Watch a Livestream – A Public Voice 2018
May 9, 9:30-11:30 a.m. Eastern Time
National Press Club, Washington, DC
On May 9, 2018, the Kettering Foundation and the National Issues Forums Institute (NIFI) will host A Public Voice 2018 at the National Press Club in Washington, DC. A panel will discuss outcomes from early forums on the issue of immigration reform. A more complete report later in the year will draw from forums that will be held throughout the coming months.
The A Public Voice 2018 event will also feature discussions about the potential of creating future discussion materials about divisiveness in public life.

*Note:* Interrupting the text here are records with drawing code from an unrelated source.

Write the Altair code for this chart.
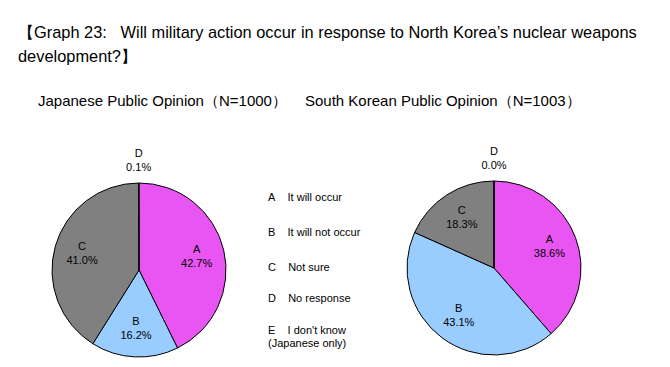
import altair as alt
import pandas as pd

# ---------------- data ----------------
categories = ["A", "B", "C", "D"]
jp_values = [42.7, 16.2, 41.0, 0.1]
kr_values = [38.6, 43.1, 18.3, 0.0]
slice_colors = ["#E855F2", "#99CCFF", "#808080", "#FFFF99"]

legend_keys = ["A", "B", "C", "D", "E"]
legend_labels = ["It will occur", "It will not occur", "Not sure",
                 "No response", "I don't know\n(Japanese only)"]

title_lines = ["【Graph 23:\u00a0\u00a0 Will military action occur in response to North Korea’s nuclear weapons",
               "development?】"]
jp_title = "Japanese Public Opinion（N=1000）"
kr_title = "South Korean Public Opinion（N=1003）"

FONT = "Liberation Sans"
W, H = 654, 351


def pie(values, cx, cy, r):
    df = pd.DataFrame({"cat": categories, "v": values})
    base = alt.Chart(df).transform_calculate(
        label="datum.cat + '\\n' + format(datum.v, '.1f') + '%'"
    ).encode(
        theta=alt.Theta("v:Q", stack=True, scale=alt.Scale(domain=[0, 100])),
        order=alt.Order("cat:N", sort="ascending"),
        detail="cat:N",
        x=alt.value(cx),
        y=alt.value(cy),
    )
    arcs = base.mark_arc(radius=r, stroke="black", strokeWidth=1).encode(
        color=alt.Color("cat:N", scale=alt.Scale(domain=categories, range=slice_colors), legend=None)
    )
    inner = base.mark_text(radius=r * 0.68, dy=-7, fontSize=11, font=FONT, lineBreak="\n",
                           lineHeight=14, color="black").encode(
        text="label:N",
        opacity=alt.condition("datum.cat == 'D'", alt.value(0), alt.value(1)),
    )
    outer = base.mark_text(radius=r + 23, dy=-6, fontSize=11, font=FONT, lineBreak="\n",
                           lineHeight=14, color="black").encode(
        text="label:N",
        opacity=alt.condition("datum.cat == 'D'", alt.value(1), alt.value(0)),
    )
    return [arcs, inner, outer]


title_df = pd.DataFrame({"t": ["\n".join(title_lines)]})
title = alt.Chart(title_df).mark_text(
    align="left", baseline="middle", fontSize=16.4, font=FONT, lineBreak="\n", lineHeight=24, color="black"
).encode(text="t:N", x=alt.value(10), y=alt.value(25))

jp_t = alt.Chart(pd.DataFrame({"t": [jp_title]})).mark_text(
    align="left", baseline="middle", fontSize=15, font=FONT, color="black"
).encode(text="t:N", x=alt.value(30), y=alt.value(93))

kr_t = alt.Chart(pd.DataFrame({"t": [kr_title]})).mark_text(
    align="left", baseline="middle", fontSize=15, font=FONT, color="black"
).encode(text="t:N", x=alt.value(297), y=alt.value(93))

leg_df = pd.DataFrame({"key": legend_keys, "label": legend_labels})
legend = alt.Chart(leg_df).transform_window(
    idx="row_number()"
).transform_calculate(
    txt="datum.key + '\u00a0\u00a0\u00a0\u00a0' + datum.label"
).mark_text(
    align="left", baseline="middle", fontSize=11, font=FONT, lineBreak="\n", lineHeight=13, color="black"
).encode(
    text="txt:N",
    x=alt.value(260),
    y=alt.Y("idx:Q", scale=alt.Scale(domain=[1, 2, 3, 4, 5], range=[190, 225, 260, 291, 323]), axis=None),
)

layers = [title, jp_t, kr_t, legend] + pie(jp_values, 131, 262, 87) + pie(kr_values, 486, 260, 87)

chart = alt.layer(*layers).properties(
    width=W, height=H, autosize=alt.AutoSizeParams(type="none"), padding=0, background="white"
).configure_view(stroke=None)

chart.save("out.html", embed_options={"renderer": "svg", "actions": False})
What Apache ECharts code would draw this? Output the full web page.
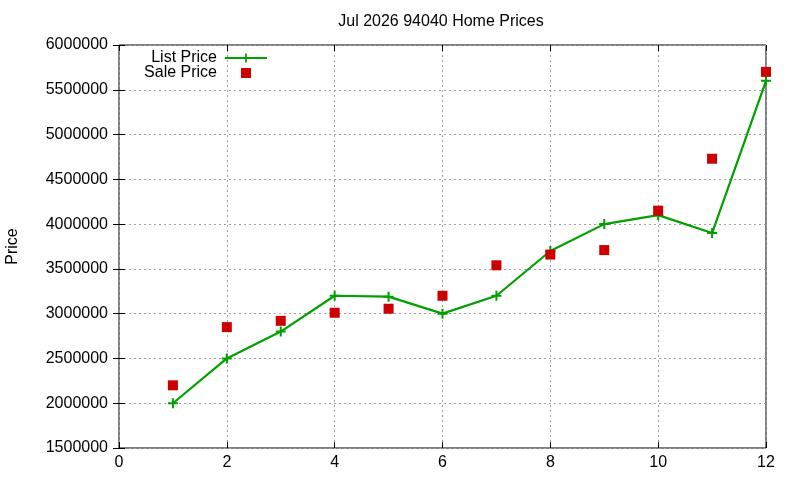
<!DOCTYPE html>
<html>
<head>
<meta charset="utf-8">
<script src="https://cdn.jsdelivr.net/npm/echarts@6/dist/echarts.min.js"></script>
<style>
  html, body { margin: 0; padding: 0; background: #fff; }
  #chart { width: 800px; height: 480px; }
</style>
</head>
<body>
<div id="chart"></div>
<script>
// month index (1..12) vs prices
const months = [1, 2, 3, 4, 5, 6, 7, 8, 9, 10, 11, 12];
const listPrice = [2000000, 2500000, 2800000, 3200000, 3190000, 3000000, 3200000, 3700000, 4000000, 4100000, 3900000, 5600000];
const salePrice = [2200000, 2850000, 2920000, 3010000, 3055000, 3200000, 3540000, 3660000, 3710000, 4150000, 4730000, 5700000];

const FONT = "Liberation Sans";
const FS = 16;
const plus = "path://M4,0H6V4H10V6H6V10H4V6H0V4H4Z";

const chart = echarts.init(document.getElementById("chart"));

const gridLine = { show: true, lineStyle: { color: "#a0a0a0", type: [2, 3], width: 1 } };
const tick = { inside: true, length: 6, lineStyle: { color: "#000" } };

chart.setOption({
  animation: false,
  title: {
    text: "Jul 2026 94040 Home Prices",
    left: 441,
    textAlign: "center",
    top: 14,
    padding: 0,
    textStyle: { fontFamily: FONT, fontSize: FS, fontWeight: "normal", color: "#000" },
  },
  legend: [
    {
      data: ["List Price"], orient: "vertical", align: "right", padding: 0,
      right: 532, top: 50, itemWidth: 42, itemHeight: 11,
      textStyle: { fontFamily: FONT, fontSize: FS, color: "#000", padding: [0, 3, 0, 0] },
    },
    {
      data: ["Sale Price"], orient: "vertical", align: "right", padding: 0,
      right: 549, top: 65, itemWidth: 10, itemHeight: 10,
      textStyle: { fontFamily: FONT, fontSize: FS, color: "#000", padding: [0, 19, 0, 0] },
    },
  ],
  grid: { left: 119, right: 34, top: 45, bottom: 32, show: true, borderColor: "#000", borderWidth: 1, outerBoundsMode: "none", containLabel: false },
  xAxis: [
    {
      type: "value", min: 0, max: 12, interval: 2,
      axisLine: { show: false },
      axisTick: tick,
      axisLabel: { fontFamily: FONT, fontSize: FS, color: "#000", margin: 7 },
      splitLine: gridLine,
    },
    {
      type: "value", position: "top", min: 0, max: 12, interval: 2,
      axisLine: { show: false }, axisTick: tick,
      axisLabel: { show: false }, splitLine: { show: false },
    },
  ],
  yAxis: [
    {
      type: "value", min: 1500000, max: 6000000, interval: 500000,
      name: "Price", nameLocation: "middle", nameGap: 98,
      nameTextStyle: { fontFamily: FONT, fontSize: FS, color: "#000" },
      axisLine: { show: false },
      axisTick: tick,
      axisLabel: { fontFamily: FONT, fontSize: FS, color: "#000", margin: 11, formatter: (v) => String(v) },
      splitLine: gridLine,
    },
    {
      type: "value", position: "right", min: 1500000, max: 6000000, interval: 500000,
      axisLine: { show: false }, axisTick: tick,
      axisLabel: { show: false }, splitLine: { show: false },
    },
  ],
  series: [
    {
      name: "List Price",
      type: "line",
      data: months.map((m, i) => [m, listPrice[i]]),
      symbol: plus,
      symbolSize: 10,
      showAllSymbol: true,
      lineStyle: { color: "#00a000", width: 2.2 },
      itemStyle: { color: "#00a000" },
      z: 3,
    },
    {
      name: "Sale Price",
      type: "scatter",
      data: months.map((m, i) => [m, salePrice[i]]),
      symbol: "rect",
      symbolSize: 10,
      itemStyle: { color: "#cc0000", opacity: 1 },
      z: 4,
    },
  ],
});
</script>
</body>
</html>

The 9:30-11:30 a.m., Eastern Time, panel discussion will be live streamed on Facebook, where viewers will be welcome to post their comments.

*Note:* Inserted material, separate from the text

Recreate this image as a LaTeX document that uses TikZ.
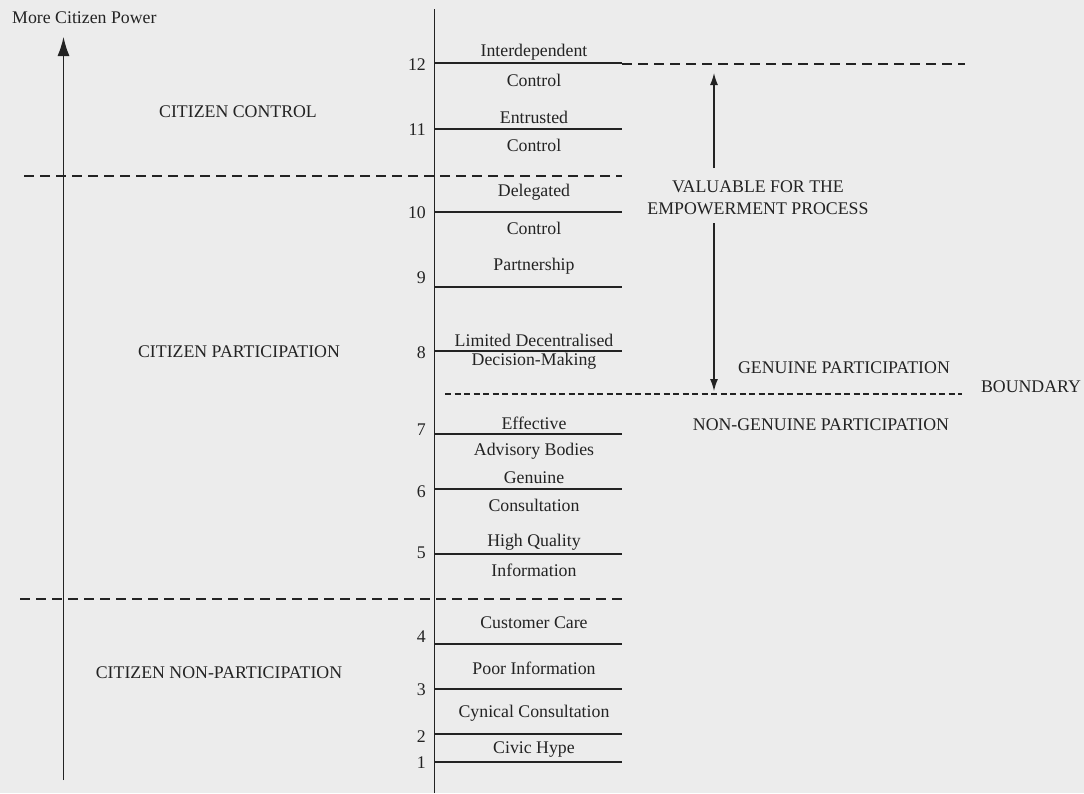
\documentclass[tikz,border=0pt]{standalone}
\usepackage{fontspec}
\setmainfont{Liberation Serif}
\usetikzlibrary{arrows.meta}
\definecolor{bgc}{RGB}{236,236,236}
\definecolor{ink}{RGB}{35,35,35}
\begin{document}
\begin{tikzpicture}[x=1pt,y=-1pt,
  txt/.style={font=\fontsize{17.8}{19}\selectfont, text=ink, inner sep=0pt},
  num/.style={txt, anchor=east},
  rung/.style={draw=ink, line width=1.3pt},
  axis/.style={draw=ink, line width=1.3pt},
  bigdash/.style={draw=ink, line width=1.2pt, dash pattern=on 10pt off 6pt},
  smalldash/.style={draw=ink, line width=1.2pt, dash pattern=on 6pt off 3.5pt},
  bigtip/.style={-{Latex[length=19pt,width=12pt]}},
  smalltip/.style={-{Latex[length=12pt,width=8pt]}}
]
\fill[bgc] (0,0) rectangle (1084,793);
\useasboundingbox (0,0) rectangle (1084,793);

% left axis
\coordinate (la0) at (63.5,780);
\coordinate (la1) at (63.5,37);
\draw[axis, bigtip] (la0) -- (la1);
\node[txt, anchor=west] (mcp) at (12,18) {More Citizen Power};

% central axis
\coordinate (ca0) at (434.5,793);
\coordinate (ca1) at (434.5,9);
\draw[axis] (ca0) -- (ca1);

% rungs
\foreach \n/\y in {12/63, 11/129, 10/212, 9/287, 8/351, 7/434, 6/489, 5/554, 4/644, 3/689, 2/734, 1/762}{
  \coordinate (r\n a) at (435,\y);
  \coordinate (r\n b) at (622,\y);
  \draw[rung] (r\n a) -- (r\n b);
}

% numbers
\node[num] (n12) at (426,65) {12};
\node[num] (n11) at (426,130) {11};
\node[num] (n10) at (426,213) {10};
\node[num] (n9) at (426,278) {9};
\node[num] (n8) at (426,353) {8};
\node[num] (n7) at (426,430) {7};
\node[num] (n6) at (426,492) {6};
\node[num] (n5) at (426,553) {5};
\node[num] (n4) at (426,637) {4};
\node[num] (n3) at (426,690) {3};
\node[num] (n2) at (426,737) {2};
\node[num] (n1) at (426,763) {1};

% rung labels
\node[txt] (l12a) at (534,52) {Interdependent};
\node[txt] (l12b) at (534,80) {Control};
\node[txt] (l11a) at (534,117) {Entrusted};
\node[txt] (l11b) at (534,145) {Control};
\node[txt] (l10a) at (534,192) {Delegated};
\node[txt] (l10b) at (534,228) {Control};
\node[txt] (l9) at (534,266) {Partnership};
\node[txt] (l8a) at (534,340) {Limited Decentralised};
\node[txt] (l8b) at (534,361) {Decision-Making};
\node[txt] (l7a) at (534,423) {Effective};
\node[txt] (l7b) at (534,451) {Advisory Bodies};
\node[txt] (l6a) at (534,478) {Genuine};
\node[txt] (l6b) at (534,505) {Consultation};
\node[txt] (l5a) at (534,542) {High Quality};
\node[txt] (l5b) at (534,570) {Information};
\node[txt] (l4) at (534,623) {Customer Care};
\node[txt] (l3) at (534,668) {Poor Information};
\node[txt] (l2) at (534,713) {Cynical Consultation};
\node[txt] (l1) at (534,750) {Civic Hype};

% zone labels
\node[txt] (cc) at (238,112) {CITIZEN CONTROL};
\node[txt] (cp) at (239,352) {CITIZEN PARTICIPATION};
\node[txt] (cnp) at (219,673) {CITIZEN NON-PARTICIPATION};

% dashed separators
\coordinate (d1a) at (24,176);  \coordinate (d1b) at (622,176);
\coordinate (d2a) at (20,599);  \coordinate (d2b) at (622,599);
\coordinate (d3a) at (622,64);  \coordinate (d3b) at (965,64);
\coordinate (d4a) at (445,394); \coordinate (d4b) at (962,394);
\draw[bigdash] (d1a) -- (d1b);
\draw[bigdash] (d2a) -- (d2b);
\draw[bigdash] (d3a) -- (d3b);
\draw[smalldash] (d4a) -- (d4b);

% right side
\node[txt, align=center] (val) at (758,198) {VALUABLE FOR THE\\[3pt]EMPOWERMENT PROCESS};
\coordinate (va0) at (714,73);
\coordinate (va1) at (714,391);
\coordinate (vt) at (714,168);
\coordinate (vb) at (714,223);
\draw[axis, smalltip] (vt) -- (va0);
\draw[axis, smalltip] (vb) -- (va1);
\node[txt] (gp) at (844,368) {GENUINE PARTICIPATION};
\node[txt] (bd) at (1031,387) {BOUNDARY};
\node[txt] (ngp) at (821,425) {NON-GENUINE PARTICIPATION};
\end{tikzpicture}
\end{document}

Gary Paul, a National Issues Forums Institute director and professor at Florida Agricultural and Mechanical University, will moderate the exchange among members of a roundtable that will include:
- John Doble, Kettering Foundation senior associate and contributing editor of the Coming to America issue guide
- Jean Johnson, National Issues Forums Institute vice president for moderator development and communications and contributor to the Coming to America report
- Alberto Olivas, executive director, Pastor Center for Politics and Public Service, Arizona State University
- Virginia York, National Issues Forums moderator, Panama City, Florida
- Oliver Schwab, chief of staff, Rep. David S. Schweickert
- Mischa Thompson, senior policy advisor, US Commission on Security and Cooperation in Europe
- Adam Hunter, former director, immigration and the states project, Pew Charitable Trusts
- Betsy Wright Hawkings, program director, governance initiative, Democracy Fund
The event will be live streamed via Facebook Live. We want to hear from you about topics, such as how difficult it can be to talk across divides in this country; what those divides look like in your communities; and how you think elected officials could help citizens bridge these divides. Your comments will be part of the live event in DC.